### Job
Only the lines from the one containing "Output the Python" through the one containing "import plotly.graph_objects as go" are to be copied, exactly and with both ends kept.

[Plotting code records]
....
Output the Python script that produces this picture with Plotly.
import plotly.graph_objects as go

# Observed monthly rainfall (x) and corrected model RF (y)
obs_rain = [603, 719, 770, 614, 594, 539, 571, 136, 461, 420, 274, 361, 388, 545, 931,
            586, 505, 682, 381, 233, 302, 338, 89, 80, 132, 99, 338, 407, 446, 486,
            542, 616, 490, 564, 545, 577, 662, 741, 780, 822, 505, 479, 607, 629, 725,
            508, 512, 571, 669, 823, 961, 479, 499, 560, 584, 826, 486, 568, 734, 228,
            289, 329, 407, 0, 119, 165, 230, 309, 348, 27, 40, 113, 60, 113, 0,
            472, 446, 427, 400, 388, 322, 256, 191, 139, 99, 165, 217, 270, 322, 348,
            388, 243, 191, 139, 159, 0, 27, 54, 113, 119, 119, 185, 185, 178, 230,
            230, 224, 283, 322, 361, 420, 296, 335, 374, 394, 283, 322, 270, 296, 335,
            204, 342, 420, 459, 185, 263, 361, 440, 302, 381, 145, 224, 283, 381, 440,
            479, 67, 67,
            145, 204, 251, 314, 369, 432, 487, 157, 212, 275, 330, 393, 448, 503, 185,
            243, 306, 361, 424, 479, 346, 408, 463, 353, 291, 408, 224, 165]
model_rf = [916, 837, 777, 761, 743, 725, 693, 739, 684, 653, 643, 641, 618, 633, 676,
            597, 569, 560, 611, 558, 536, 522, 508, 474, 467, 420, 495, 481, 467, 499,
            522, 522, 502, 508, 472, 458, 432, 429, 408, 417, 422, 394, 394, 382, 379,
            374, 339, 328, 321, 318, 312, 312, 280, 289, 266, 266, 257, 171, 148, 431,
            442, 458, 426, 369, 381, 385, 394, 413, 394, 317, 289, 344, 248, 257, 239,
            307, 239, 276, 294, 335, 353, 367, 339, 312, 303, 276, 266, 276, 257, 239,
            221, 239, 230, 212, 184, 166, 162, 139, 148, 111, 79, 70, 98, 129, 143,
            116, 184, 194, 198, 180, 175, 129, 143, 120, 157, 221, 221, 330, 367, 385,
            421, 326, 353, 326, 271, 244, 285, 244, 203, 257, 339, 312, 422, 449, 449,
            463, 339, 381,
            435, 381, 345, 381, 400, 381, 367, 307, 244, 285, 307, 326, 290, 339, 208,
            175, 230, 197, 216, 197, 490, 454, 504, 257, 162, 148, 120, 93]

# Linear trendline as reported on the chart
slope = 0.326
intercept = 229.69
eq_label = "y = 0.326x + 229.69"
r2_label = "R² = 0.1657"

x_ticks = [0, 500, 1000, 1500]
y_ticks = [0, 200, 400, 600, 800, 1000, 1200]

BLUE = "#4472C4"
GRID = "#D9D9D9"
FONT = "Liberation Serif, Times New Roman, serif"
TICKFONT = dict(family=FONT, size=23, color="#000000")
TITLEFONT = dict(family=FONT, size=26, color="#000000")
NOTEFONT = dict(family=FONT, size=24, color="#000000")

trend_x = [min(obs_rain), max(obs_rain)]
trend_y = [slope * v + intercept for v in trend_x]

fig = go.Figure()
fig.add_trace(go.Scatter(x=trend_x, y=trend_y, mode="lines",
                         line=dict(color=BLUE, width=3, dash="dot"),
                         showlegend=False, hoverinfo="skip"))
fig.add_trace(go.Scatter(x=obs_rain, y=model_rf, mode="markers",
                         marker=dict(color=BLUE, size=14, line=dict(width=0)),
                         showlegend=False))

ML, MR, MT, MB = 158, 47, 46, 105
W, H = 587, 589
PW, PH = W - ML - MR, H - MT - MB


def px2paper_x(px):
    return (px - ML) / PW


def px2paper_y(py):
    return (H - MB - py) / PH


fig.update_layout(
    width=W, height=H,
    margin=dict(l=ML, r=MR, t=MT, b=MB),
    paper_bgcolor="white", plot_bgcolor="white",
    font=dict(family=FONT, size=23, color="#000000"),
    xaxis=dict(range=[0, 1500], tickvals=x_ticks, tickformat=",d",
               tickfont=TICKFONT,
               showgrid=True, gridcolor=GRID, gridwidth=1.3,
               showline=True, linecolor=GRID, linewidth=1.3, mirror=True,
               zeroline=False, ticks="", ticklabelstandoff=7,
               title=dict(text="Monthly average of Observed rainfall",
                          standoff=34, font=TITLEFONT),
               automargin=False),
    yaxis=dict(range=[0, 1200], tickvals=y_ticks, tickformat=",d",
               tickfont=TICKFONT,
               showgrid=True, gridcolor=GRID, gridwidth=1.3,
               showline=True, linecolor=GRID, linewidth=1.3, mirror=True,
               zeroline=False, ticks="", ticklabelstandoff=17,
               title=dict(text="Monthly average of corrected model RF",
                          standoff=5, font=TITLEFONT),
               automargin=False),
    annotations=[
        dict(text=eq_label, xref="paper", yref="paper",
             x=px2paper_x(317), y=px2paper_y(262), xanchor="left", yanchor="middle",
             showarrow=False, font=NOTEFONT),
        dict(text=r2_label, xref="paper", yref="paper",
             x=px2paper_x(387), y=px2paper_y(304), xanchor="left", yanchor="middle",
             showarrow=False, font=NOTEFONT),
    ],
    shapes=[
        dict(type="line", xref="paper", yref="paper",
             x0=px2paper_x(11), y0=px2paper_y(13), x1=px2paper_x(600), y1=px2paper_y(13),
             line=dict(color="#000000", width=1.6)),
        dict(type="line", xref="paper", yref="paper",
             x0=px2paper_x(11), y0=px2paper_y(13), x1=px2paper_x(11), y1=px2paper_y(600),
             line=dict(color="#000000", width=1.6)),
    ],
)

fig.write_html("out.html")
....
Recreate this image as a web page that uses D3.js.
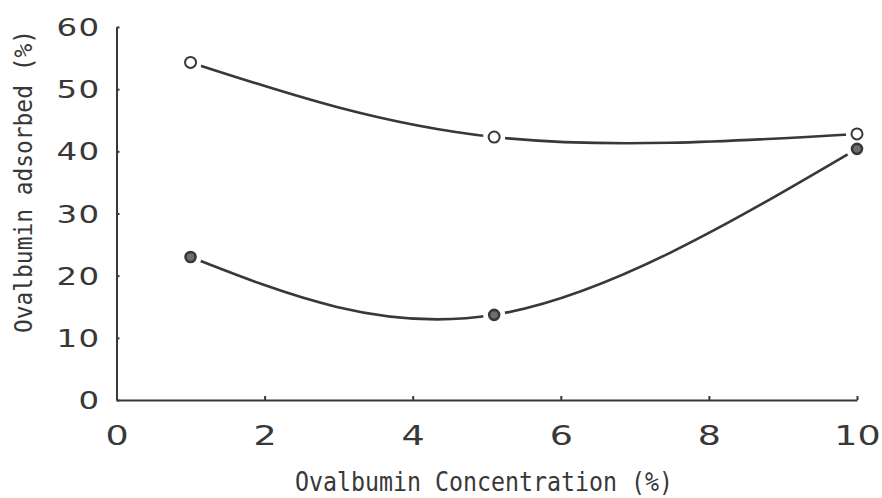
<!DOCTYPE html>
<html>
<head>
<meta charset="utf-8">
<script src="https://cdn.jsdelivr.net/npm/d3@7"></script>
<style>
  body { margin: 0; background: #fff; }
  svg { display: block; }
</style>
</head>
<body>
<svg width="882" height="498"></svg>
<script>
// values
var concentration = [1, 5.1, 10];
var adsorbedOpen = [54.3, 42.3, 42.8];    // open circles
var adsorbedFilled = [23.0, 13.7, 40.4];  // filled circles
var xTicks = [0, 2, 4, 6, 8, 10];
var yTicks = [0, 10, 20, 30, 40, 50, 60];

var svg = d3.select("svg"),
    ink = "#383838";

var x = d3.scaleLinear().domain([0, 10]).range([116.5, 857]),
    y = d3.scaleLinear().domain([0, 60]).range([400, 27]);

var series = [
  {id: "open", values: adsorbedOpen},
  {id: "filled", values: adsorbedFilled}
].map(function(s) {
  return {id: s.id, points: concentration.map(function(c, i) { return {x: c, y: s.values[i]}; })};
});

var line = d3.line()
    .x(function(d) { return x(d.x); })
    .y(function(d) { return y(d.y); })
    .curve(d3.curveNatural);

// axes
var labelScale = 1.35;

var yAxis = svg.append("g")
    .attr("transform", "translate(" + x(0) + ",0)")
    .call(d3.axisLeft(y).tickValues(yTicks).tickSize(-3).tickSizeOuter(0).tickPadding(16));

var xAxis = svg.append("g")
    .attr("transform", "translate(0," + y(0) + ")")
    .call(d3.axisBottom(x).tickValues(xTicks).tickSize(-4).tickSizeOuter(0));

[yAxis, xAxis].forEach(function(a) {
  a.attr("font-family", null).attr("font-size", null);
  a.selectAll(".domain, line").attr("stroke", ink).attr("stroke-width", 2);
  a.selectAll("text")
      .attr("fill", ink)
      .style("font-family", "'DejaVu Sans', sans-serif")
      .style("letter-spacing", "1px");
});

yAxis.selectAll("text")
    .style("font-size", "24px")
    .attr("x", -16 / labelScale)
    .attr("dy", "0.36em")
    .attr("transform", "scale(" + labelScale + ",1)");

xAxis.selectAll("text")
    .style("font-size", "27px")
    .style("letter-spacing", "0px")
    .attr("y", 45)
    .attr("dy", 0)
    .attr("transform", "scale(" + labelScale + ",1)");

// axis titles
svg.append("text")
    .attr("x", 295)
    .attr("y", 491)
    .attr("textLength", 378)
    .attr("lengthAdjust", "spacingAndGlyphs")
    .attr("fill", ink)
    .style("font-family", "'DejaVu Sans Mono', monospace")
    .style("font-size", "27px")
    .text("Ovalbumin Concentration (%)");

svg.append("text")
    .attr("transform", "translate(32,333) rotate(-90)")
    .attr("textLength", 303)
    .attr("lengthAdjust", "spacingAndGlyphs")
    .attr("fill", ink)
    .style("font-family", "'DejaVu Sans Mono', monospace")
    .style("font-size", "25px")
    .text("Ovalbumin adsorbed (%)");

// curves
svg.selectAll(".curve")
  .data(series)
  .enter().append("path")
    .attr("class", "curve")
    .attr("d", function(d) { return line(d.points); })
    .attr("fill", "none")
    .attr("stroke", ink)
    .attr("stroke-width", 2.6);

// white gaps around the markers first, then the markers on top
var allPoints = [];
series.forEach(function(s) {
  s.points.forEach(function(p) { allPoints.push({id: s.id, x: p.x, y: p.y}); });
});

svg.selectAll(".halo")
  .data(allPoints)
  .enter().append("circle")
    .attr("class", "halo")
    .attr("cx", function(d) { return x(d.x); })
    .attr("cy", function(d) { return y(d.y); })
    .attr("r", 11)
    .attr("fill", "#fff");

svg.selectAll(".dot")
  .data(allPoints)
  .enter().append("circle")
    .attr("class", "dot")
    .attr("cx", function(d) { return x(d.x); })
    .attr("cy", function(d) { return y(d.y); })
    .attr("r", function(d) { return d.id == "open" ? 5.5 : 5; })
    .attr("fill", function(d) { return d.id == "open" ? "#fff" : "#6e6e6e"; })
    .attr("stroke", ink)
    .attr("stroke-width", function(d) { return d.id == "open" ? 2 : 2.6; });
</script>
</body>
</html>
....
### Task solution
Output the Python script that produces this picture with Plotly.
import plotly.graph_objects as go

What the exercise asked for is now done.